What’s behind the racial homeownership gap?

by Kerrie Kennedy

In the 10 years following the worst financial crisis since the Great Depression, U.S. homeowership rates are finally rebounding. According to the U.S. Census Bureau, homeownership rates in the fourth quarter of 2019 were at 65.1%, up from a low of 62.9% in the second quarter of 2016.

Looking at white Americans, that number is even higher, remaining consistently above 71% since 2016. For Asian Americans, the homeownership rate during that same time period has remained above 53%, and for Hispanic Americans, 45%.

For black Americans, however, the homeownership rate since 2016 has held steady at just above 41%. That 30 percent gap between white and black homeowners is at its largest level in more than 50 years, according to a new report from The Urban Institute. The study found that, in the past 15 years, black homeownership rates have declined to levels not seen since the 1960s, when private race-based discrimination was legal.

A new report released by the National Association of Realtors, A Snapshot of Race & Homebuying in America, seeks to address and understand the racial homeownership gap by examining the change in the homeownership rate among black Americans from 2008 to 2018.

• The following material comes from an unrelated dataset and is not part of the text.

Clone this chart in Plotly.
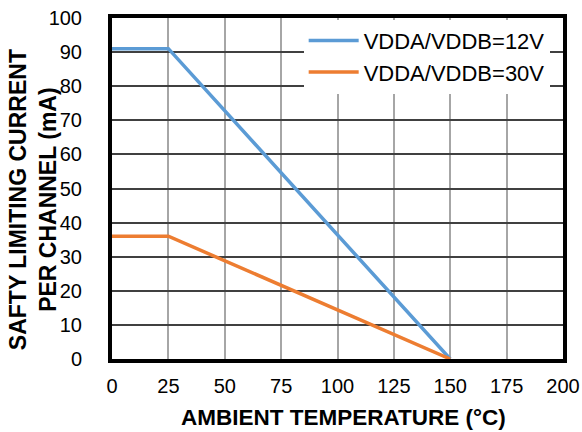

One element NAR looked at is how the homeownership gap plays out locally.

According to the report, the African-American homeownership rate in Texas is a dismal 39%, trailing the overall national rate of 41%.

The NAR report also examined the characteristics of buyers by race, looking at who purchases homes, why they purchase, what they purchase and their financial backgrounds.

Rising student debt — increasingly a big hurdle for younger consumers — affects black buyers more, the study found. While white buyers carry an average of $30,000 worth of student loan debt, black buyers had $38,060.

Salary differentials can make it harder to service that debt. White buyers had a median income of $94,550 while black buyers had a median income of $75,000. Just over 30% of white buyers were rejected because of their debt-to-income ratio, while 62 percent of black buyers were rejected for the same reason.

“African Americans are already being left out of the housing market and that’s exacerbating levels of inequality in this country,” said NAR Chief Economist Lawrence Yun in a statement. “There’s a kind of urgency now within the housing community to bring younger African-American buyers into real estate.”

To that end, the NAR leadership team recently announced the passage of a new Fair Housing Action Plan, designed to ensure its membership is doing everything possible to protect the rights of people of all backgrounds to purchase, own, and transfer ownership of property in America.